Henry (Hank) Walter, a veteran Silurian and a former president of the Inner Circle — the group of reporters who regularly cover City Hall and present an annual revue spoofing local politicians and current events — died on Nov. 17 following a brief illness. He died one day before what would have been his 89th birthday.
Walter’s journalism career encompassed print and broadcast media. He began as a copy boy at The World Telegram & Sun in 1953, became a City Hall reporter and wrote two columns: Taxpayers Troubles and Heard Around City Hall. In 1970, he became press secretary for Robert Morgenthau, then unsuccessfully seeking the Democratic nomination for governor. Walter entered broadcast journalism as director of editorial research for WMCA Radio, then was named director of public affairs for WMCA and the Straus Broadcasting Group. Among other assignments, he wrote and produced most of the editorials, documentaries, public service announcements and special features, winning 19 awards for the station, including the first Silurian Excellence in Journalism Award for radio documentary. He also wrote speeches for Abraham D. Beame (both as New York City comptroller and as mayor) and for Harrison J. Goldin when he was comptroller.
Farnsworth Fowle,a war correspondent for CBS Radio during World War II, and a correspondent for The New York Times in post-war Europe and later in New York, died on Dec. 3, just five days before he would have observed his 100th birthday. He was a longtime Silurian who regularly attended lunches until just a few years ago, when health issues took him from his home in the Riverdale section of the Bronx to Vermont, so he could be near his remaining family. He died in an assisted living facility in White River Junction.
Born on Dec. 8, 1915 to American missionaries in Istanbul, Fowle was educated in the U.S. and London, earning a Rhodes scholarship to Oxford. In September 1939, he was visiting his parents in Turkey when World War II broke out and he began reporting for Time magazine. He made his first news broadcast for CBS in June 1940. He continued working for CBS Radio throughout the war, reporting from Bulgaria, Egypt, Jerusalem, Algiers, Italy, the Balkans and Moscow. He came back to the U.S. in 1946, working for CBS in Chicago, then returned to Palestine and covered the birth of the new state of Israel.
Fowle was hired by The Times in 1949 and reported from Turkey before joining the newspaper’s bureau in Frankfurt. In the 1950s, he was assigned to the metro staff in New York. He was also part of the team covering the integration of Little Rock High School in Arkansas in 1957, and remained with The Times until he retired in 1978.
Ruth Gruber, a legendary photojournalist, author and humanitarian, whose reports on the plight of Jewish refugees during and just after World War II stirred the conscience of the world and helped establish Israel as an independent state, died on Nov. 17, at her home in Manhattan. She had observed her 105th birthday in September.
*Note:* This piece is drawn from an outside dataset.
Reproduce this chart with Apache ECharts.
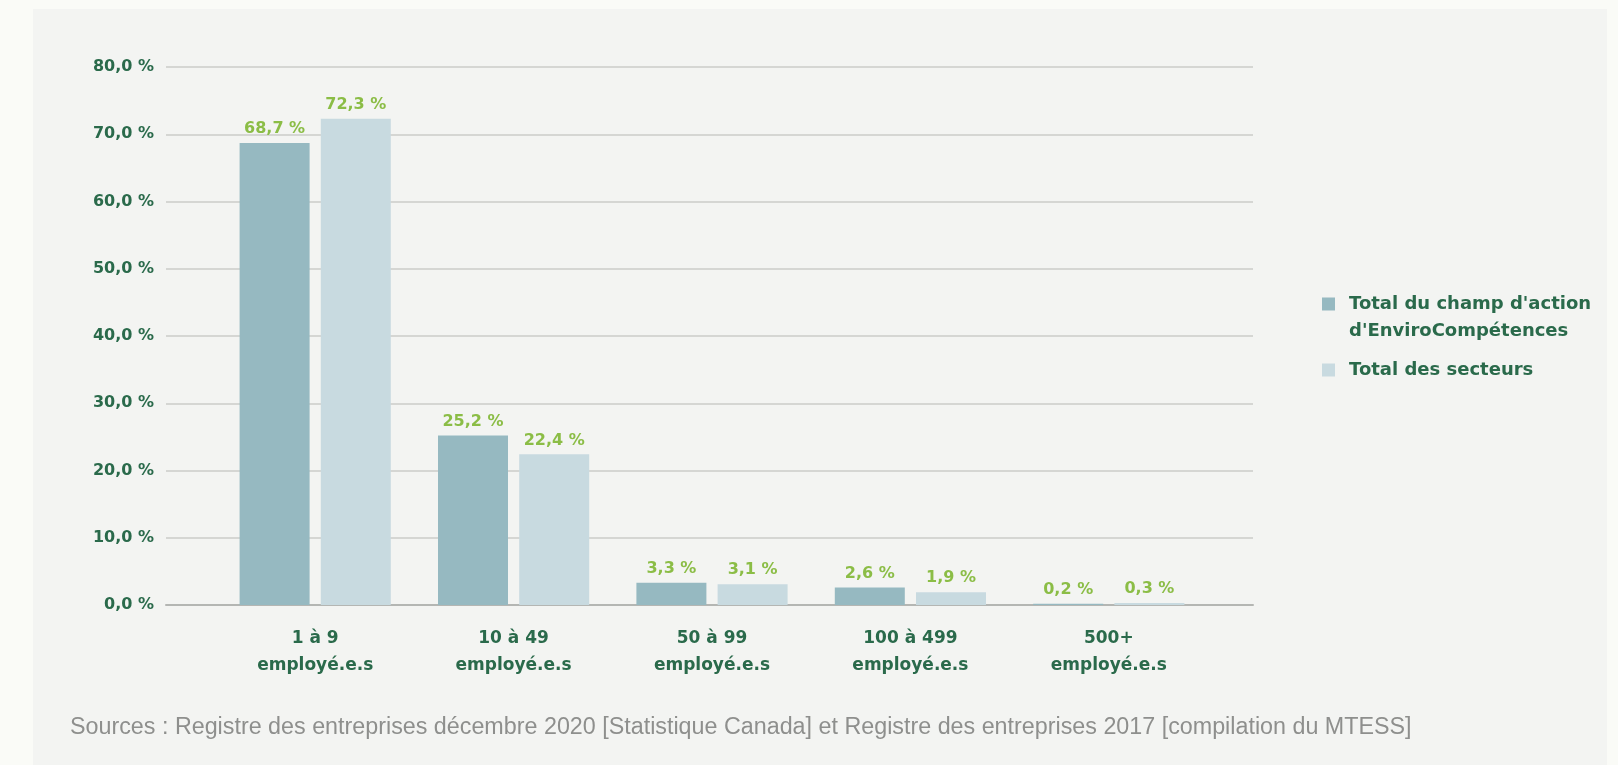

A longtime Silurian and winner of the 2011 Lifetime Achievement Award, the Brooklyn-born Gruber worked for The New York Herald Tribune, The New York Post and The New York Times, but it was as a pool reporter in 1947, while covering Britain’s seizure of the Exodus — a steamship carrying more than 4,500 refugees bound for what would become Israel —that she influenced history. The British, then governing Palestine, transferred the displaced passengers, including many Holocaust survivors and orphaned children, to prison ships, sent them to Germany and held them in compounds that were stark reminders of Nazi concentration camps. Gruber’s photographs and stories documenting the awful conditions into which the refugees were placed sparked an international outcry and have been credited with helping to smooth the path toward Israeli independence a year later. Her work was also the basis of the novel “Exodus” and the subsequent film adaptation. In 1944, acting on behalf of President Franklin D. Roosevelt, Gruber escorted close to 1,000 Jews fleeing 19 Nazi-occupied countries on a dangerous trans-Atlantic voyage to safety in the United States. That became a CBS mini-series in 2001.
During her seven-decade career as a journalist and human rights advocate, Gruber also filed reports on Stalin’s gulags and on life in Nazi Germany. While a graduate student in Germany, she earned a doctorate in German literature at the age of 20, one of the youngest ever to become a Ph.D. Gruber traveled throughout the country in 1932 and witnessed Hitler’s rise to power. When she returned home, she briefly joined The Times as a local reporter, moved to The Herald Tribune in 1935 and was assigned to cover events in Soviet Russia. In later years, she lectured and wrote 19 books about her exploits, the last of which — “Witness: One of the Great Correspondents of the Twentieth Century Tells Her Story” — appeared in 2007.